Exercise goal:
Take the listing from its first line through the line that contains "# Dados (frequencia em Hz, nivel em dB re 1 uPa^2/Hz)" and please retype those lines exactly, leaving out the pictures.
---
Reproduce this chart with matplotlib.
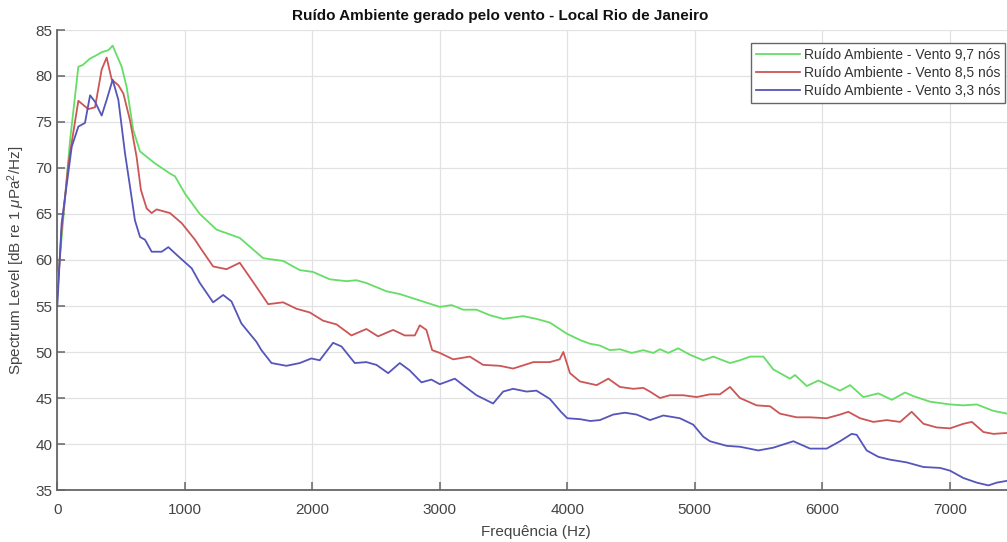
import numpy as np
import matplotlib
matplotlib.use('Agg')
import matplotlib.pyplot as plt

# ---------------------------------------------------------------------------
# Dados (frequencia em Hz, nivel em dB re 1 uPa^2/Hz)

freq_97 = [0, 50, 100, 165, 200, 257, 300, 350, 400, 434, 505, 544, 596, 649, 766, 884, 923, 1002,
           1118, 1249, 1431, 1614, 1771, 1902, 2006, 2137, 2268, 2346, 2424, 2581, 2686, 2843, 3000,
           3092, 3183, 3288, 3392, 3497, 3654, 3758, 3863, 3995, 4100, 4178, 4256, 4334, 4413, 4505,
           4596, 4674, 4727, 4792, 4870, 4962, 5066, 5145, 5276, 5354, 5433, 5538, 5616, 5747, 5786,
           5878, 5969, 6139, 6218, 6322, 6440, 6545, 6649, 6715, 6845, 7002, 7107, 7212, 7342, 7450]
nivel_97 = [57, 65, 73, 81.0, 81.2, 81.9, 82.2, 82.6, 82.8, 83.3, 81.0, 78.8, 74.1, 71.8, 70.5, 69.4, 69.1, 67.2,
            65.0, 63.3, 62.4, 60.2, 59.9, 58.9, 58.7, 57.9, 57.7, 57.8, 57.5, 56.6, 56.3, 55.6, 54.9,
            55.1, 54.6, 54.6, 54.0, 53.6, 53.9, 53.6, 53.2, 52.0, 51.3, 50.9, 50.7, 50.2, 50.3, 49.9,
            50.2, 49.9, 50.3, 49.9, 50.4, 49.7, 49.1, 49.5, 48.8, 49.1, 49.5, 49.5, 48.1, 47.1, 47.5,
            46.3, 46.9, 45.8, 46.4, 45.1, 45.5, 44.8, 45.6, 45.2, 44.6, 44.3, 44.2, 44.3, 43.6, 43.3]

freq_85 = [0, 34, 87, 165, 243, 296, 348, 387, 427, 479, 518, 570, 622, 656, 701, 740, 779, 884, 976, 1080,
           1118, 1222, 1327, 1431, 1536, 1654, 1771, 1876, 1980, 2085, 2190, 2307, 2424, 2516, 2634, 2725,
           2804, 2843, 2895, 2940, 3000, 3105, 3235, 3340, 3471, 3575, 3734, 3863, 3940, 3969, 4021, 4099,
           4230, 4322, 4413, 4517, 4596, 4648, 4727, 4805, 4909, 5014, 5119, 5197, 5276, 5354, 5485, 5590,
           5668, 5799, 5904, 6034, 6139, 6204, 6296, 6401, 6505, 6610, 6701, 6793, 6897, 7002, 7107, 7173,
           7264, 7342, 7450]
nivel_85 = [56, 63.3, 70.5, 77.3, 76.4, 76.6, 80.7, 82.0, 79.6, 79.0, 78.1, 75.2, 71.2, 67.6, 65.6, 65.1, 65.5, 65.1, 64.0, 62.2,
            61.4, 59.3, 59.0, 59.7, 57.6, 55.2, 55.4, 54.7, 54.3, 53.4, 53.0, 51.8, 52.5, 51.7, 52.4, 51.8,
            51.8, 52.9, 52.4, 50.2, 49.9, 49.2, 49.5, 48.6, 48.5, 48.2, 48.9, 48.9, 49.2, 50.0, 47.7, 46.8,
            46.4, 47.1, 46.2, 46.0, 46.1, 45.7, 45.0, 45.3, 45.3, 45.1, 45.4, 45.4, 46.2, 45.0, 44.2, 44.1,
            43.3, 42.9, 42.9, 42.8, 43.2, 43.5, 42.8, 42.4, 42.6, 42.4, 43.5, 42.2, 41.8, 41.7, 42.2, 42.4,
            41.3, 41.1, 41.2]

freq_33 = [0, 34, 113, 165, 217, 257, 296, 348, 387, 434, 479, 531, 570, 609, 649, 688, 740, 819, 871, 949,
           1054, 1118, 1222, 1301, 1366, 1444, 1562, 1601, 1680, 1797, 1902, 1993, 2058, 2163, 2229, 2333,
           2424, 2503, 2595, 2686, 2764, 2856, 2934, 3000, 3118, 3183, 3288, 3418, 3497, 3575, 3680, 3758,
           3863, 3950, 4000, 4100, 4180, 4256, 4360, 4452, 4544, 4649, 4753, 4883, 4988, 5066, 5119, 5250,
           5354, 5498, 5616, 5773, 5904, 6034, 6139, 6230, 6270, 6348, 6440, 6531, 6662, 6793, 6924, 7002,
           7107, 7212, 7303, 7368, 7450]
nivel_33 = [55, 64.0, 72.3, 74.5, 74.9, 77.9, 77.2, 75.7, 77.4, 79.6, 77.4, 71.6, 68.0, 64.3, 62.5, 62.2, 60.9, 60.9, 61.4, 60.4,
            59.1, 57.5, 55.4, 56.2, 55.5, 53.1, 51.1, 50.2, 48.8, 48.5, 48.8, 49.3, 49.1, 51.0, 50.6, 48.8,
            48.9, 48.6, 47.7, 48.8, 48.0, 46.7, 47.0, 46.5, 47.1, 46.4, 45.3, 44.4, 45.7, 46.0, 45.7, 45.8,
            44.9, 43.5, 42.8, 42.7, 42.5, 42.6, 43.2, 43.4, 43.2, 42.6, 43.1, 42.8, 42.1, 40.8, 40.3, 39.8,
            39.7, 39.3, 39.6, 40.3, 39.5, 39.5, 40.3, 41.1, 41.0, 39.3, 38.6, 38.3, 38.0, 37.5, 37.4, 37.1,
            36.3, 35.8, 35.5, 35.8, 36.0]

rotulos = ['Ruído Ambiente - Vento 9,7 nós', 'Ruído Ambiente - Vento 8,5 nós', 'Ruído Ambiente - Vento 3,3 nós']
cores = ['#66dd66', '#cc5555', '#5555bb']

# ---------------------------------------------------------------------------

plt.rcParams['font.family'] = ['Liberation Sans', 'DejaVu Sans']
plt.rcParams['mathtext.fontset'] = 'custom'
plt.rcParams['mathtext.rm'] = 'Liberation Sans'
plt.rcParams['mathtext.it'] = 'Liberation Sans:italic'

fig = plt.figure(figsize=(10.07, 5.42), dpi=100)
W, H = 1007.0, 542.0
x0, x1 = 57.3, 57.3 + 7500 * 0.1275
y0, y1 = 490.0, 30.0
ax = fig.add_axes([x0 / W, 1 - y0 / H, (x1 - x0) / W, (y0 - y1) / H])

for f, v, lab, c in zip([freq_97, freq_85, freq_33], [nivel_97, nivel_85, nivel_33], rotulos, cores):
    ax.plot(f, v, color=c, lw=1.3, label=lab, zorder=5)

ax.set_xlim(0, 7500)
ax.set_ylim(35, 85)
ax.set_xticks(np.arange(0, 7001, 1000))
ax.set_yticks(np.arange(35, 86, 5))
ax.grid(True, color='#e2e2e2', lw=0.9, zorder=0)

for s in ['top', 'right']:
    ax.spines[s].set_visible(False)
for s in ['left', 'bottom']:
    ax.spines[s].set_color('#666666')
    ax.spines[s].set_linewidth(1.3)

ax.tick_params(direction='in', length=6, width=1.1, color='#666666', labelcolor='#444444', labelsize=11)
ax.tick_params(axis='x', pad=9)

ax.set_xlabel('Frequência (Hz)', fontsize=11, color='#444444', labelpad=6)
ax.set_ylabel(r'Spectrum Level [dB re 1 $\mu$Pa$^2$/Hz]', fontsize=11, color='#444444', labelpad=6)
fig.text(500 / W, 1 - 16 / H, 'Ruído Ambiente gerado pelo vento - Local Rio de Janeiro', fontsize=11,
         fontweight='bold', color='#111111', ha='center', va='center')

leg = ax.legend(loc='upper right', bbox_to_anchor=(1005 / W, 1 - 43 / H), bbox_transform=fig.transFigure,
                borderaxespad=0, fontsize=10, handlelength=3.2, handletextpad=0.25, labelspacing=0.3,
                fancybox=False, framealpha=1, edgecolor='#666666', borderpad=0.35)
leg.get_frame().set_linewidth(1.0)
for t in leg.get_texts():
    t.set_color('#333333')

fig.savefig('out.png', dpi=100)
---
Result:
Reproduce this chart with matplotlib.
import numpy as np
import matplotlib
matplotlib.use('Agg')
import matplotlib.pyplot as plt

# ---------------------------------------------------------------------------
# Dados (frequencia em Hz, nivel em dB re 1 uPa^2/Hz)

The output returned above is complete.